[Apologies for the poor picture quality of the following pictures, I was shooting without a flash in low light.]
I just got back from the Vivienne Westwood restrospective exhibition that I mentioned on Friday. Oh. My. GOD! We drove three hours each way from Sydney to Canberra to catch the last day of the exhibition, and I'm so glad we did. It was amazing. Much bigger than I expected, with 150 complete outfits, along with accessories and audio-visual presentations.
The exhibition covered her early years of punk, fetish and rockabilly styles, but my main interest was in her work from the time of the hugely successful 'Pirates' clothing collection at the start of the 80's (which helped thrust 'New Romantic' or 'Blitz' stylings into the limelight) and onwards to today. I have a really strong interest in fashion in general, but I particularly have a huge interest in the history of clothing. What I love about Westwood from the 80's onwards is how she has mined the history of fashion for ideas, cuts, techniques and silhouettes but managed to put them together into something new and beautiful, filtered through her amazing eye and sense of humour.
[More of Westwood's 80's collections, including the famous Buffalo Gals look of the 'Nostalgia of Mud' collection, can be found here.]

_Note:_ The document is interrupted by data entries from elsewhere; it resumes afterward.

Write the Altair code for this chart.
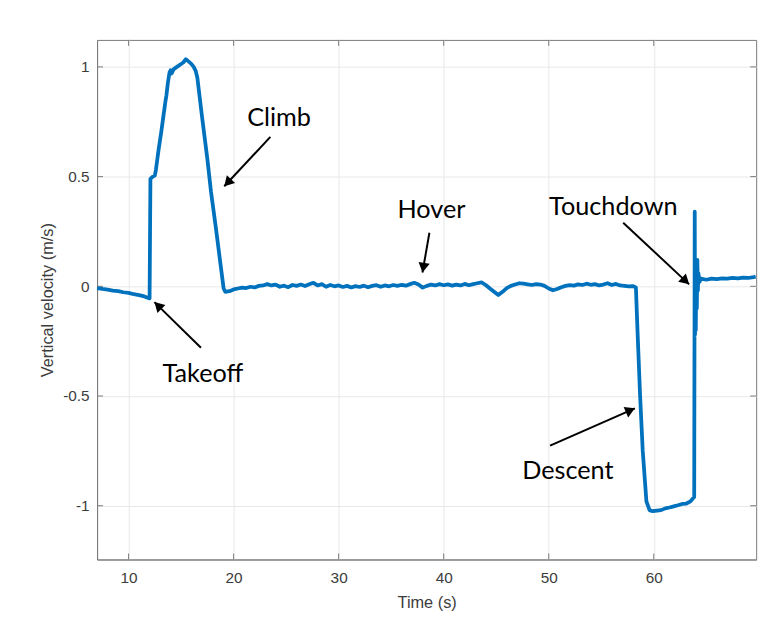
import math
import altair as alt
import pandas as pd

# ---------------- data ----------------
time_pre = [7.0, 7.5, 8.0, 8.5, 9.0, 9.5, 10.0, 10.5, 11.0, 11.5, 12.0]
vel_pre = [-0.008, -0.012, -0.015, -0.02, -0.022, -0.027, -0.03, -0.036, -0.04, -0.046, -0.055]

time_climb = [12.08, 12.3, 12.5, 12.6, 12.85, 13.1, 13.3, 13.5, 13.6, 13.75, 13.9, 14.0, 14.1,
              14.3, 14.6, 14.9, 15.2, 15.45, 15.7, 15.95, 16.2, 16.4, 16.55, 17.0, 17.5, 17.85,
              18.3, 18.7, 19.05, 19.2]
vel_climb = [0.49, 0.5, 0.505, 0.53, 0.62, 0.7, 0.77, 0.84, 0.87, 0.93, 0.975, 0.985, 0.97,
             0.99, 1.0, 1.01, 1.02, 1.035, 1.025, 1.015, 1.0, 0.98, 0.95, 0.77, 0.58, 0.43,
             0.27, 0.12, -0.01, -0.025]

time_hover = [19.6, 20.0, 20.4, 20.8, 21.2, 21.6, 22.0, 22.4, 22.8, 23.2, 23.6, 24.0, 24.4, 24.8,
              25.2, 25.6, 26.0, 26.4, 26.8, 27.2, 27.6, 28.0, 28.4, 28.8, 29.2, 29.6, 30.0, 30.4,
              30.8, 31.2, 31.6, 32.0, 32.4, 32.8, 33.2, 33.6, 34.0, 34.4, 34.8, 35.2, 35.6, 36.0,
              36.4, 36.8, 37.2, 37.6, 38.0, 38.4, 38.8, 39.2, 39.6, 40.0, 40.4, 40.8, 41.2, 41.6,
              42.0, 42.4, 42.8, 43.2, 43.6, 44.0, 44.4, 44.8, 45.2, 45.6, 46.0, 46.4, 46.8, 47.2,
              47.6, 48.0, 48.4, 48.8, 49.2, 49.6, 50.0, 50.4, 50.8, 51.2, 51.6, 52.0, 52.4, 52.8,
              53.2, 53.6, 54.0, 54.4, 54.8, 55.2, 55.6, 56.0, 56.4, 56.8, 57.2, 57.6, 58.0, 58.3]
vel_hover = [-0.022, -0.014, -0.010, -0.006, -0.008, -0.002, -0.005, 0.002, 0.004, 0.010, 0.004,
             0.008, -0.002, 0.003, -0.004, 0.006, 0.002, 0.008, 0.001, 0.009, 0.016, 0.004, 0.010,
             -0.002, 0.006, 0.0, 0.004, -0.003, 0.002, -0.005, 0.001, -0.003, 0.003, -0.004, 0.002,
             0.005, -0.002, 0.004, 0.0, 0.006, 0.002, 0.007, 0.003, 0.010, 0.016, 0.008, -0.006,
             0.002, 0.008, 0.004, 0.010, 0.005, 0.009, 0.003, 0.008, 0.004, 0.011, 0.005, 0.010,
             0.014, 0.018, 0.006, -0.010, -0.025, -0.040, -0.025, -0.008, 0.002, 0.008, 0.014,
             0.012, 0.009, 0.006, 0.010, 0.008, 0.002, -0.010, -0.018, -0.012, -0.004, 0.002,
             0.005, 0.003, 0.009, 0.006, 0.012, 0.007, 0.010, 0.004, 0.008, 0.014, 0.006, 0.011,
             0.004, 0.002, 0.000, 0.001, -0.005]

time_descent = [58.45, 58.7, 58.95, 59.3, 59.6, 59.9, 60.3, 60.7, 61.1, 61.5, 61.9, 62.3, 62.7,
                63.1, 63.5, 63.7, 63.85]
vel_descent = [-0.2, -0.5, -0.75, -0.98, -1.02, -1.025, -1.022, -1.02, -1.012, -1.008, -1.003,
               -0.998, -0.992, -0.99, -0.98, -0.968, -0.96]

time_touch = [63.9, 63.93, 63.97, 64.0, 64.05, 64.1, 64.15, 64.2, 64.25, 64.35, 64.5, 65.0, 65.5,
              66.0, 66.5, 67.0, 67.5, 68.0, 68.5, 69.0, 69.5, 69.7]
vel_touch = [0.34, -0.22, 0.12, -0.2, 0.1, -0.1, 0.12, -0.02, 0.06, 0.02, 0.035, 0.03, 0.035,
             0.033, 0.036, 0.035, 0.038, 0.036, 0.04, 0.038, 0.042, 0.044]

x_ticks = [10, 20, 30, 40, 50, 60]
y_ticks = [-1, -0.5, 0, 0.5, 1]

labels = ["Climb", "Takeoff", "Hover", "Touchdown", "Descent"]
label_t = [24.33, 17.08, 38.83, 56.15, 51.82]
label_v = [0.767, -0.401, 0.347, 0.361, -0.843]
arrow_t0 = [23.5, 16.89, 38.64, 57.09, 50.13]
arrow_v0 = [0.681, -0.28, 0.244, 0.29, -0.726]
arrow_t1 = [19.11, 12.46, 37.98, 63.37, 58.2]
arrow_v1 = [0.456, -0.072, 0.063, 0.009, -0.556]

# ---------------- layout ----------------
X_MIN, X_MAX = 7.0, 69.75
Y_MIN, Y_MAX = -1.245, 1.123
W, H = 666, 525
AX = "#7a7a7a"
TXT = "#3c3c3c"
FONT = "Liberation Sans"

series = pd.DataFrame({
    "t": time_pre + time_climb + time_hover + time_descent + time_touch,
    "v": vel_pre + vel_climb + vel_hover + vel_descent + vel_touch,
})

xs = alt.Scale(domain=[X_MIN, X_MAX], nice=False, zero=False)
ys = alt.Scale(domain=[Y_MIN, Y_MAX], nice=False, zero=False)

x_axis = alt.Axis(values=x_ticks, title="Time (s)", grid=True, gridColor="#e8e8e8",
                  ticks=False, domainColor=AX, labelFont=FONT, labelFontSize=15.5,
                  labelColor=TXT, labelPadding=11, labelExpr="'' + datum.value",
                  titleFont=FONT, titleFontSize=16.5, titleFontWeight="normal",
                  titleColor=TXT, titlePadding=9)
y_axis = alt.Axis(values=y_ticks, title="Vertical velocity (m/s)", grid=True,
                  gridColor="#e8e8e8", ticks=False, domainColor=AX, labelFont=FONT,
                  labelFontSize=15.5, labelColor=TXT, labelPadding=8,
                  labelExpr="'' + datum.value", titleFont=FONT, titleFontSize=16.5,
                  titleFontWeight="normal", titleColor=TXT, titlePadding=7)

line = alt.Chart(series).mark_line(color="#0072BD", strokeWidth=3.8, strokeJoin="round").encode(
    x=alt.X("t:Q", scale=xs, axis=x_axis),
    y=alt.Y("v:Q", scale=ys, axis=y_axis),
    order="t:Q",
)

# arrowheads
sx = W / (X_MAX - X_MIN)
sy = H / (Y_MAX - Y_MIN)
HEAD = 130
h = math.sqrt(HEAD) / 2 * math.sqrt(3) / 2
head_t, head_v, head_a = [], [], []
for t0, v0, t1, v1 in zip(arrow_t0, arrow_v0, arrow_t1, arrow_v1):
    dx = (t1 - t0) * sx
    dy = -(v1 - v0) * sy
    L = math.hypot(dx, dy)
    ux, uy = dx / L, dy / L
    head_t.append(t1 - h * ux / sx)
    head_v.append(v1 + h * uy / sy)
    head_a.append(math.degrees(math.atan2(dx, -dy)) % 360)

arrows_df = pd.DataFrame({"t": arrow_t0, "v": arrow_v0, "t1": arrow_t1, "v1": arrow_v1})
heads_df = pd.DataFrame({"t": head_t, "v": head_v, "a": head_a})
labels_df = pd.DataFrame({"t": label_t, "v": label_v, "label": labels})

arrows = alt.Chart(arrows_df).mark_rule(color="black", strokeWidth=2).encode(
    x=alt.X("t:Q", scale=xs, axis=x_axis), x2="t1:Q",
    y=alt.Y("v:Q", scale=ys, axis=y_axis), y2="v1:Q",
)
heads = alt.Chart(heads_df).mark_point(shape="triangle-up", filled=True, color="black",
                                       size=HEAD, opacity=1).encode(
    x=alt.X("t:Q", scale=xs, axis=x_axis),
    y=alt.Y("v:Q", scale=ys, axis=y_axis),
    angle=alt.Angle("a:Q", scale=None),
)
texts = alt.Chart(labels_df).mark_text(font="Lato", fontSize=25.5, color="black",
                                       align="center", baseline="middle").encode(
    x=alt.X("t:Q", scale=xs, axis=x_axis),
    y=alt.Y("v:Q", scale=ys, axis=y_axis),
    text="label:N",
)

# inward ticks on all four sides (MATLAB box style)
xt_df = pd.DataFrame({"t": x_ticks})
yt_df = pd.DataFrame({"v": y_ticks})
xt_bot = alt.Chart(xt_df).mark_rule(color=AX, strokeWidth=1).encode(
    x=alt.X("t:Q", scale=xs, axis=x_axis), y=alt.value(H), y2=alt.value(H - 6))
xt_top = alt.Chart(xt_df).mark_rule(color=AX, strokeWidth=1).encode(
    x=alt.X("t:Q", scale=xs, axis=x_axis), y=alt.value(0), y2=alt.value(6))
yt_left = alt.Chart(yt_df).mark_rule(color=AX, strokeWidth=1).encode(
    y=alt.Y("v:Q", scale=ys, axis=y_axis), x=alt.value(0), x2=alt.value(6))
yt_right = alt.Chart(yt_df).mark_rule(color=AX, strokeWidth=1).encode(
    y=alt.Y("v:Q", scale=ys, axis=y_axis), x=alt.value(W), x2=alt.value(W - 6))

chart = alt.layer(xt_bot, xt_top, yt_left, yt_right, line, arrows, heads, texts).properties(
    width=W, height=H,
    padding={"left": 90, "top": 29, "right": 17, "bottom": 69},
    autosize=alt.AutoSizeParams(type="none"),
    background="white",
).configure_view(stroke=AX, strokeWidth=1)

chart.save("out.html", embed_options={"renderer": "svg", "actions": False})
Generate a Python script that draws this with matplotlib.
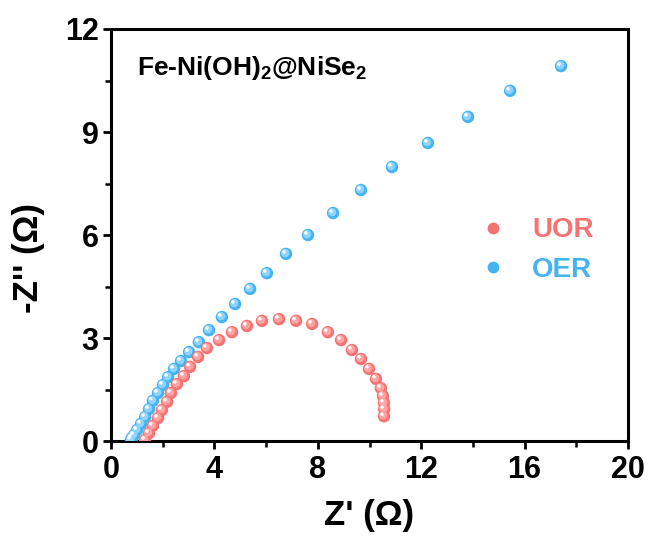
import matplotlib
matplotlib.use("Agg")
import matplotlib.pyplot as plt
import matplotlib.transforms as mtransforms
from matplotlib.lines import Line2D

# ---- data ----
uor_x = [1.32, 1.47, 1.62, 1.82, 1.97, 2.17, 2.32, 2.55, 2.82, 3.06, 3.37, 3.71,
         4.18, 4.68, 5.26, 5.84, 6.50, 7.16, 7.78, 8.39, 8.90, 9.32, 9.67, 9.98,
         10.25, 10.44, 10.52, 10.56, 10.57, 10.56]
uor_y = [0.03, 0.23, 0.44, 0.67, 0.90, 1.14, 1.40, 1.66, 1.89, 2.16, 2.45, 2.71,
         2.94, 3.17, 3.35, 3.50, 3.55, 3.50, 3.41, 3.17, 2.94, 2.65, 2.39, 2.10,
         1.81, 1.54, 1.31, 1.11, 0.93, 0.72]

oer_x = [0.77, 0.81, 0.89, 1.01, 1.16, 1.32, 1.47, 1.62, 1.82, 2.01, 2.21, 2.44,
         2.71, 3.02, 3.40, 3.79, 4.29, 4.80, 5.38, 6.03, 6.77, 7.62, 8.59, 9.67,
         10.87, 12.26, 13.81, 15.44, 17.41]
oer_y = [0.03, 0.09, 0.17, 0.32, 0.50, 0.70, 0.93, 1.17, 1.40, 1.63, 1.86, 2.10,
         2.33, 2.59, 2.88, 3.23, 3.61, 3.99, 4.43, 4.89, 5.45, 6.00, 6.64, 7.31,
         7.98, 8.68, 9.44, 10.20, 10.92]

series_labels = ["UOR", "OER"]
x_ticks = [0, 4, 8, 12, 16, 20]
y_ticks = [0, 3, 6, 9, 12]
annotation = r"Fe-Ni(OH)$_{2}$@NiSe$_{2}$"

uor_color = "#F77272"
uor_light = "#FFA3A3"
oer_color = "#45B3F2"
oer_light = "#8FD4FF"

plt.rcParams["font.family"] = ["Liberation Sans", "DejaVu Sans"]
plt.rcParams["font.weight"] = "bold"
plt.rcParams["mathtext.fontset"] = "custom"
plt.rcParams["mathtext.rm"] = "Liberation Sans:bold"
plt.rcParams["mathtext.bf"] = "Liberation Sans:bold"
plt.rcParams["mathtext.it"] = "Liberation Sans:bold"
plt.rcParams["mathtext.default"] = "bf"

fig = plt.figure(figsize=(6.53, 5.40), dpi=100)
ax = fig.add_axes([0.170, 0.1833, 0.7917, 0.763])

def sphere(ax, x, y, base, light, s=80):
    ax.scatter(x, y, s=s, color=base, edgecolors="none", zorder=3)
    t1 = mtransforms.offset_copy(ax.transData, fig=fig, x=-0.6, y=0.6, units="points")
    ax.scatter(x, y, s=s * 0.45, color=light, edgecolors="none", zorder=4, transform=t1)
    t2 = mtransforms.offset_copy(ax.transData, fig=fig, x=-1.5, y=1.5, units="points")
    ax.scatter(x, y, s=s * 0.08, color="white", edgecolors="none", zorder=5, transform=t2)

sphere(ax, oer_x, oer_y, oer_color, oer_light)
sphere(ax, uor_x, uor_y, uor_color, uor_light)

ax.set_xlim(0, 20)
ax.set_ylim(0, 12)
ax.set_xticks(x_ticks)
ax.set_yticks(y_ticks)
ax.set_xticks([2, 6, 10, 14, 18], minor=True)
ax.set_yticks([1.5, 4.5, 7.5, 10.5], minor=True)
ax.tick_params(axis="both", which="major", direction="out", length=6, width=2,
               labelsize=22, pad=4)
ax.tick_params(axis="y", which="major", pad=3)
ax.tick_params(axis="both", which="minor", direction="out", length=4, width=1.8)
for lab in ax.get_xticklabels() + ax.get_yticklabels():
    lab.set_fontweight("bold")
for sp in ax.spines.values():
    sp.set_linewidth(2.2)

ax.set_xlabel("Z' (Ω)", fontsize=25, fontweight="bold", labelpad=10)
ax.set_ylabel("-Z'' (Ω)", fontsize=25, fontweight="bold")
ax.yaxis.set_label_coords(-0.128, 0.445)

ax.text(0.05, 0.905, annotation, transform=ax.transAxes, fontsize=19,
        fontweight="bold", va="center", ha="left")

h1 = Line2D([], [], ls="none", marker="o", ms=8.5, mfc=uor_color, mec="none")
h2 = Line2D([], [], ls="none", marker="o", ms=8.5, mfc=oer_color, mec="none")
leg = ax.legend([h1, h2], series_labels, loc="center left",
                bbox_to_anchor=(0.663, 0.463), frameon=False,
                prop={"size": 20, "weight": "bold"}, handletextpad=0.92,
                labelspacing=0.5, handlelength=1.0)
for txt, c in zip(leg.get_texts(), [uor_color, oer_color]):
    txt.set_color(c)

fig.savefig("out.png", dpi=100, facecolor="white")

Swing back suit and 'Booze' suit (L). 30th January, 2005.
For example the grey suit above called 'Booze' is beautiful in style and technique, but I love the humour of calling a suit which is an homage to Christian Dior's 'New Look' by the name 'Booze', when the first 'New Look' suite by Dior was called 'Bar'. Westwood is showing us her humour, naming her references, indicating the subversive elements she relishes and putting her working class cards on the table.
Westwood has stated that she feels she is reacting to, and helping to provide an antidote to, blandness and conformity in fashion. Sure, not all of the clothes are wearable in an everyday setting, but many are and most of the rest would make striking 'special occasion' clothes. These pics only have some of the more historically influenced styles, by way of examples.
Garments from the 'Pinked, Slashed & Pulled' collection (L) and 'Watteau' style gowns (R). January 30th, 2005.
There were too many amazing looks to really detail here, but I loved the direct and oblique references to literature, art and fashion history. The men's denim suit above which pays homage to the styles and clothing techniques of the late German Renaissance and Elizabethan era for example, or the huge ballgowns and harlequin suits which reference the paintings of Watteau. I guess what I love is the intellect that she puts into fashion, along with the beauty.
I know I'm gushing, but this was a great exhibition and it really opened my eyes to the range of a designer that I thought I already knew a lot about. Fantastic, a day well spent.